## STATED GOAL
With the pictures left out, copy the listing below exactly.

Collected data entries
────────────────────────────────────────
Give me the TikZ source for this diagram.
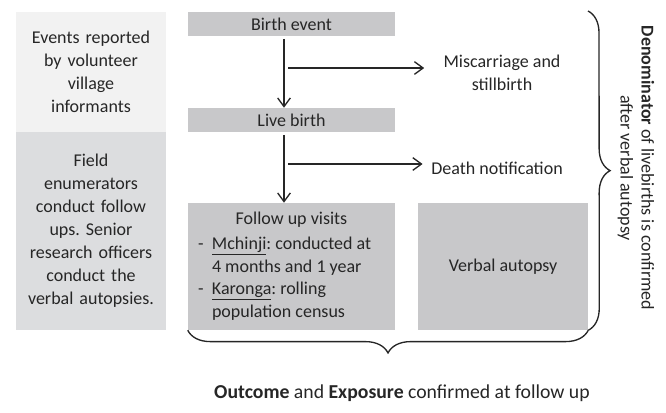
\documentclass[tikz,border=0pt]{standalone}
\usepackage{fontspec}
\setmainfont{Carlito}
\usetikzlibrary{arrows.meta}
\usetikzlibrary{decorations.pathreplacing}
\frenchspacing

\definecolor{infofill}{RGB}{242,242,242}
\definecolor{stafffill}{RGB}{220,221,223}
\definecolor{stagefill}{RGB}{200,200,202}
\definecolor{ink}{RGB}{38,38,38}

\tikzset{
  sidebox/.style={rectangle, inner sep=0pt, minimum width=112.5pt, text width=105pt, align=center},
  stagebar/.style={rectangle, fill=stagefill, inner sep=0pt, minimum width=155.25pt, minimum height=18pt},
  stagebox/.style={rectangle, fill=stagefill, inner sep=0pt, minimum height=95.25pt},
  flow/.style={-{Straight Barb[length=6.5pt,width=9.5pt]}, line width=1pt, draw=ink},
  curly/.style={decorate, decoration={brace, amplitude=#1}, line width=1pt, draw=ink},
}

\begin{document}
\begin{tikzpicture}[x=0.75pt, y=0.75pt, font=\fontsize{13.5}{17.25}\selectfont, text=ink]
\useasboundingbox (0,0) rectangle (666,-412);

% who does the work
\node[sidebox, fill=infofill, minimum height=90pt](events) at (91,-72) {Events reported\\by volunteer\\village\\informants};
\node[sidebox, fill=stafffill, minimum height=148.5pt](staff) at (91,-231) {Field\\enumerators\\conduct follow\\ups. Senior\\research officers\\conduct the\\verbal autopsies.};

% stages
\node[stagebar](birth) at (291.5,-24) {Birth event};
\node[stagebar](live) at (291.5,-120) {Live birth};
\node[stagebox, minimum width=155.25pt](followup) at (291.5,-266.5) {%
  \fontsize{13.5}{17}\selectfont
  \begin{tabular}{@{}p{10.5pt}@{}p{129.75pt}@{}}
  \multicolumn{2}{c}{Follow up visits}\\[1.5pt]
  - & \underline{Mchinji}: conducted at\\
    & 4 months and 1 year\\
  - & \underline{Karonga}: rolling\\
    & population census
  \end{tabular}};
\node[stagebox, minimum width=127.5pt](autopsy) at (503,-266.5) {Verbal autopsy};

% side outcomes
\node[align=center](miscarriage) at (502,-73) {Miscarriage and\\stillbirth};
\node(death) at (497,-168) {Death notification};

\coordinate (trunk) at (284,0);
\coordinate (fork1) at (288,-68);
\coordinate (fork2) at (288,-164);
\coordinate (bracetop) at (588,-11);

\draw[flow] ([yshift=-2pt]birth.south -| trunk) -- (live.north -| trunk);
\draw[flow] ([yshift=-2pt]live.south -| trunk) -- (followup.north -| trunk);
\draw[flow, shorten >=11pt] (fork1) -- (miscarriage.west |- fork1);
\draw[flow, shorten >=3pt] (fork2) -- (death.west |- fork2);

% braces
\draw[curly=16.5pt] (bracetop) -- (autopsy.south east);
\draw[curly=17pt] (autopsy.south east) -- (followup.south west);

\node[rotate=-90, align=center, font=\fontsize{13.5}{15.75}\selectfont](denominator) at (636,-168) {\textbf{Denominator} of livebirths is confirmed\\after verbal autopsy};
\node[font=\fontsize{14.8}{17}\selectfont](outcome) at (402,-393) {\textbf{Outcome} and \textbf{Exposure} confirmed at follow up};
\end{tikzpicture}
\end{document}
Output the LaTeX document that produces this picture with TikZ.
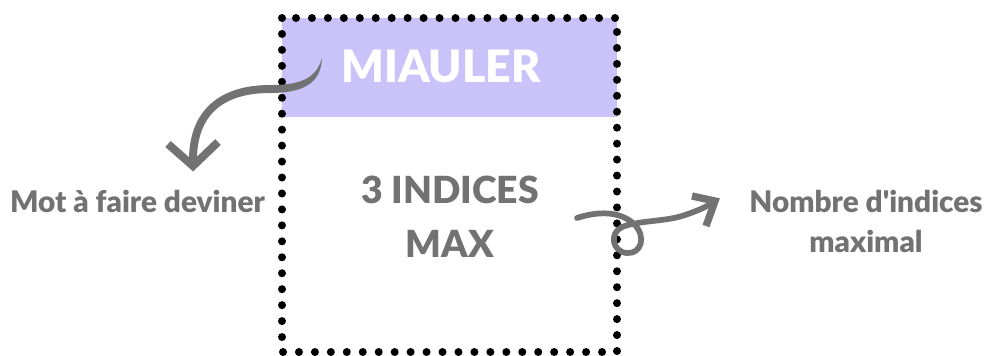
\documentclass[tikz,border=0pt]{standalone}
\usepackage{fontspec}
\setmainfont{Lato}
\newfontfamily\grasse{Lato Black}
\definecolor{lilas}{RGB}{201,195,250}
\definecolor{gris}{RGB}{114,114,114}
\begin{document}
\begin{tikzpicture}[x=0.75pt,y=-0.75pt,
  legende/.style={font=\fontsize{22.3}{30}\selectfont\grasse, text=gris, align=center, inner sep=0pt},
  titre/.style={font=\fontsize{33.5}{40}\selectfont\grasse, text=white, inner sep=0pt},
  indices/.style={font=\fontsize{28}{40.5}\selectfont\grasse, text=gris, align=center, inner sep=0pt},
  pointe/.style={gris, line width=6pt, line cap=butt, line join=miter}]
\useasboundingbox (0,0) rectangle (988,355);
\fill [lilas] (282,18) rectangle (617,117);
\draw [line width=6pt, line cap=round, dash pattern=on 0pt off 11.964pt] (282,18) rectangle (617,352);
\node [titre, anchor=base] (mot) at (441,82) {MIAULER};
\node [indices, anchor=base] (nb) at (450,257) {3 INDICES\\MAX};
\node [legende, anchor=base] (motlab) at (137.5,212) {Mot à faire deviner};
\node [legende, anchor=base] (nblab) at (866,252) {Nombre d{\char"27}indices\\maximal};
% fleche de gauche
\coordinate (gdep) at (322,58) ;
\coordinate (gfin) at (193,166) ;
\fill [gris] (gdep) .. controls (316,80) and (298,85) .. (270,85)
  .. controls (220,85) and (189,110) .. (189,160) -- (197,160)
  .. controls (197,114) and (224,93) .. (270,93)
  .. controls (302,93) and (321,84) .. (gdep) -- cycle ;
\draw [pointe] (168,144) -- (gfin) -- (218,142) ;
% fleche de droite
\coordinate (ddep) at (577,218) ;
\coordinate (dfin) at (715,201) ;
\draw [gris, line width=4.3pt, line cap=round] (ddep) .. controls (598,211) and (620,211) .. (634,224)
  .. controls (647,237) and (641,254) .. (627,253)
  .. controls (612,252) and (609,233) .. (622,227)
  .. controls (640,220) and (665,222) .. (685,215)
  .. controls (700,210) and (710,205) .. (dfin) ;
\draw [pointe, line width=5.5pt] (692,196) -- (dfin) -- (706,226) ;
\end{tikzpicture}
\end{document}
────────────────────────────────────────
## ANSWER IN FULL
Give me the TikZ source for this diagram.
\documentclass[tikz,border=0pt]{standalone}
\usepackage{fontspec}
\setmainfont{Carlito}
\usetikzlibrary{arrows.meta}
\usetikzlibrary{decorations.pathreplacing}
\frenchspacing

\definecolor{infofill}{RGB}{242,242,242}
\definecolor{stafffill}{RGB}{220,221,223}
\definecolor{stagefill}{RGB}{200,200,202}
\definecolor{ink}{RGB}{38,38,38}

\tikzset{
  sidebox/.style={rectangle, inner sep=0pt, minimum width=112.5pt, text width=105pt, align=center},
  stagebar/.style={rectangle, fill=stagefill, inner sep=0pt, minimum width=155.25pt, minimum height=18pt},
  stagebox/.style={rectangle, fill=stagefill, inner sep=0pt, minimum height=95.25pt},
  flow/.style={-{Straight Barb[length=6.5pt,width=9.5pt]}, line width=1pt, draw=ink},
  curly/.style={decorate, decoration={brace, amplitude=#1}, line width=1pt, draw=ink},
}

\begin{document}
\begin{tikzpicture}[x=0.75pt, y=0.75pt, font=\fontsize{13.5}{17.25}\selectfont, text=ink]
\useasboundingbox (0,0) rectangle (666,-412);

% who does the work
\node[sidebox, fill=infofill, minimum height=90pt](events) at (91,-72) {Events reported\\by volunteer\\village\\informants};
\node[sidebox, fill=stafffill, minimum height=148.5pt](staff) at (91,-231) {Field\\enumerators\\conduct follow\\ups. Senior\\research officers\\conduct the\\verbal autopsies.};

% stages
\node[stagebar](birth) at (291.5,-24) {Birth event};
\node[stagebar](live) at (291.5,-120) {Live birth};
\node[stagebox, minimum width=155.25pt](followup) at (291.5,-266.5) {%
  \fontsize{13.5}{17}\selectfont
  \begin{tabular}{@{}p{10.5pt}@{}p{129.75pt}@{}}
  \multicolumn{2}{c}{Follow up visits}\\[1.5pt]
  - & \underline{Mchinji}: conducted at\\
    & 4 months and 1 year\\
  - & \underline{Karonga}: rolling\\
    & population census
  \end{tabular}};
\node[stagebox, minimum width=127.5pt](autopsy) at (503,-266.5) {Verbal autopsy};

% side outcomes
\node[align=center](miscarriage) at (502,-73) {Miscarriage and\\stillbirth};
\node(death) at (497,-168) {Death notification};

\coordinate (trunk) at (284,0);
\coordinate (fork1) at (288,-68);
\coordinate (fork2) at (288,-164);
\coordinate (bracetop) at (588,-11);

\draw[flow] ([yshift=-2pt]birth.south -| trunk) -- (live.north -| trunk);
\draw[flow] ([yshift=-2pt]live.south -| trunk) -- (followup.north -| trunk);
\draw[flow, shorten >=11pt] (fork1) -- (miscarriage.west |- fork1);
\draw[flow, shorten >=3pt] (fork2) -- (death.west |- fork2);

% braces
\draw[curly=16.5pt] (bracetop) -- (autopsy.south east);
\draw[curly=17pt] (autopsy.south east) -- (followup.south west);

\node[rotate=-90, align=center, font=\fontsize{13.5}{15.75}\selectfont](denominator) at (636,-168) {\textbf{Denominator} of livebirths is confirmed\\after verbal autopsy};
\node[font=\fontsize{14.8}{17}\selectfont](outcome) at (402,-393) {\textbf{Outcome} and \textbf{Exposure} confirmed at follow up};
\end{tikzpicture}
\end{document}
Output the LaTeX document that produces this picture with TikZ.
\documentclass[tikz,border=0pt]{standalone}
\usepackage{fontspec}
\setmainfont{Lato}
\newfontfamily\grasse{Lato Black}
\definecolor{lilas}{RGB}{201,195,250}
\definecolor{gris}{RGB}{114,114,114}
\begin{document}
\begin{tikzpicture}[x=0.75pt,y=-0.75pt,
  legende/.style={font=\fontsize{22.3}{30}\selectfont\grasse, text=gris, align=center, inner sep=0pt},
  titre/.style={font=\fontsize{33.5}{40}\selectfont\grasse, text=white, inner sep=0pt},
  indices/.style={font=\fontsize{28}{40.5}\selectfont\grasse, text=gris, align=center, inner sep=0pt},
  pointe/.style={gris, line width=6pt, line cap=butt, line join=miter}]
\useasboundingbox (0,0) rectangle (988,355);
\fill [lilas] (282,18) rectangle (617,117);
\draw [line width=6pt, line cap=round, dash pattern=on 0pt off 11.964pt] (282,18) rectangle (617,352);
\node [titre, anchor=base] (mot) at (441,82) {MIAULER};
\node [indices, anchor=base] (nb) at (450,257) {3 INDICES\\MAX};
\node [legende, anchor=base] (motlab) at (137.5,212) {Mot à faire deviner};
\node [legende, anchor=base] (nblab) at (866,252) {Nombre d{\char"27}indices\\maximal};
% fleche de gauche
\coordinate (gdep) at (322,58) ;
\coordinate (gfin) at (193,166) ;
\fill [gris] (gdep) .. controls (316,80) and (298,85) .. (270,85)
  .. controls (220,85) and (189,110) .. (189,160) -- (197,160)
  .. controls (197,114) and (224,93) .. (270,93)
  .. controls (302,93) and (321,84) .. (gdep) -- cycle ;
\draw [pointe] (168,144) -- (gfin) -- (218,142) ;
% fleche de droite
\coordinate (ddep) at (577,218) ;
\coordinate (dfin) at (715,201) ;
\draw [gris, line width=4.3pt, line cap=round] (ddep) .. controls (598,211) and (620,211) .. (634,224)
  .. controls (647,237) and (641,254) .. (627,253)
  .. controls (612,252) and (609,233) .. (622,227)
  .. controls (640,220) and (665,222) .. (685,215)
  .. controls (700,210) and (710,205) .. (dfin) ;
\draw [pointe, line width=5.5pt] (692,196) -- (dfin) -- (706,226) ;
\end{tikzpicture}
\end{document}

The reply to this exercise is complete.